Do not include the pictures; repeat the rest of the data exactly.

Given data
* * * * *

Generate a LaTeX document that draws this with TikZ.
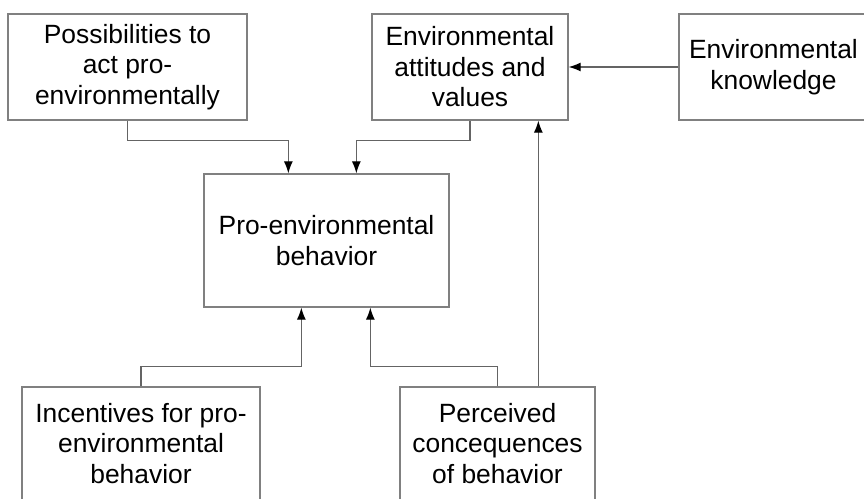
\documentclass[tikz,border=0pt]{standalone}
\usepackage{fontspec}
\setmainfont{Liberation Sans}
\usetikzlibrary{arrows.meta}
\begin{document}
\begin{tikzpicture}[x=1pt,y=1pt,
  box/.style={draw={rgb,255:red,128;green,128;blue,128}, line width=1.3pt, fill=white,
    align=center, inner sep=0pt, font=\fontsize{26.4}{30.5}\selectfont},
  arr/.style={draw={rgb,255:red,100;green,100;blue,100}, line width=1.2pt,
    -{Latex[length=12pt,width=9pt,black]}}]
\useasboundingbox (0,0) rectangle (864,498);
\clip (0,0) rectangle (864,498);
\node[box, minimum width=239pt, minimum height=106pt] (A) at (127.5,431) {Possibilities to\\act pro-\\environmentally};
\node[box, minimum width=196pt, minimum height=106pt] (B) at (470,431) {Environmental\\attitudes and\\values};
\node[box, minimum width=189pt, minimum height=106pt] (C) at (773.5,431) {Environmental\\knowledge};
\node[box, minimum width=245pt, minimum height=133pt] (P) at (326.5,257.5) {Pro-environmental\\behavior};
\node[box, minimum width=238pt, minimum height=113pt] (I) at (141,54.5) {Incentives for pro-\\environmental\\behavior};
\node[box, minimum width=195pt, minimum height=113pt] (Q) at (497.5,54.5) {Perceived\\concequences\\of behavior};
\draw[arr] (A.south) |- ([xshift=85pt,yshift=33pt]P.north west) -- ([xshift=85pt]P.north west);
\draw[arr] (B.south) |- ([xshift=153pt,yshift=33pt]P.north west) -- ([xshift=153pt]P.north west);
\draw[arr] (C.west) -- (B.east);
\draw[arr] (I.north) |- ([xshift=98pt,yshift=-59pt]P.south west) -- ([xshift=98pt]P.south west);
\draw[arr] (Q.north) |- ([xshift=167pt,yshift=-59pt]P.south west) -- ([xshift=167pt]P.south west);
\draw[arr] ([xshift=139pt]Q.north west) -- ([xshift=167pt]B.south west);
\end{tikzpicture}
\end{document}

* * * * *

Exercise output
Generate a LaTeX document that draws this with TikZ.
\documentclass[tikz,border=0pt]{standalone}
\usepackage{fontspec}
\setmainfont{Liberation Sans}
\usetikzlibrary{arrows.meta}
\begin{document}
\begin{tikzpicture}[x=1pt,y=1pt,
  box/.style={draw={rgb,255:red,128;green,128;blue,128}, line width=1.3pt, fill=white,
    align=center, inner sep=0pt, font=\fontsize{26.4}{30.5}\selectfont},
  arr/.style={draw={rgb,255:red,100;green,100;blue,100}, line width=1.2pt,
    -{Latex[length=12pt,width=9pt,black]}}]
\useasboundingbox (0,0) rectangle (864,498);
\clip (0,0) rectangle (864,498);
\node[box, minimum width=239pt, minimum height=106pt] (A) at (127.5,431) {Possibilities to\\act pro-\\environmentally};
\node[box, minimum width=196pt, minimum height=106pt] (B) at (470,431) {Environmental\\attitudes and\\values};
\node[box, minimum width=189pt, minimum height=106pt] (C) at (773.5,431) {Environmental\\knowledge};
\node[box, minimum width=245pt, minimum height=133pt] (P) at (326.5,257.5) {Pro-environmental\\behavior};
\node[box, minimum width=238pt, minimum height=113pt] (I) at (141,54.5) {Incentives for pro-\\environmental\\behavior};
\node[box, minimum width=195pt, minimum height=113pt] (Q) at (497.5,54.5) {Perceived\\concequences\\of behavior};
\draw[arr] (A.south) |- ([xshift=85pt,yshift=33pt]P.north west) -- ([xshift=85pt]P.north west);
\draw[arr] (B.south) |- ([xshift=153pt,yshift=33pt]P.north west) -- ([xshift=153pt]P.north west);
\draw[arr] (C.west) -- (B.east);
\draw[arr] (I.north) |- ([xshift=98pt,yshift=-59pt]P.south west) -- ([xshift=98pt]P.south west);
\draw[arr] (Q.north) |- ([xshift=167pt,yshift=-59pt]P.south west) -- ([xshift=167pt]P.south west);
\draw[arr] ([xshift=139pt]Q.north west) -- ([xshift=167pt]B.south west);
\end{tikzpicture}
\end{document}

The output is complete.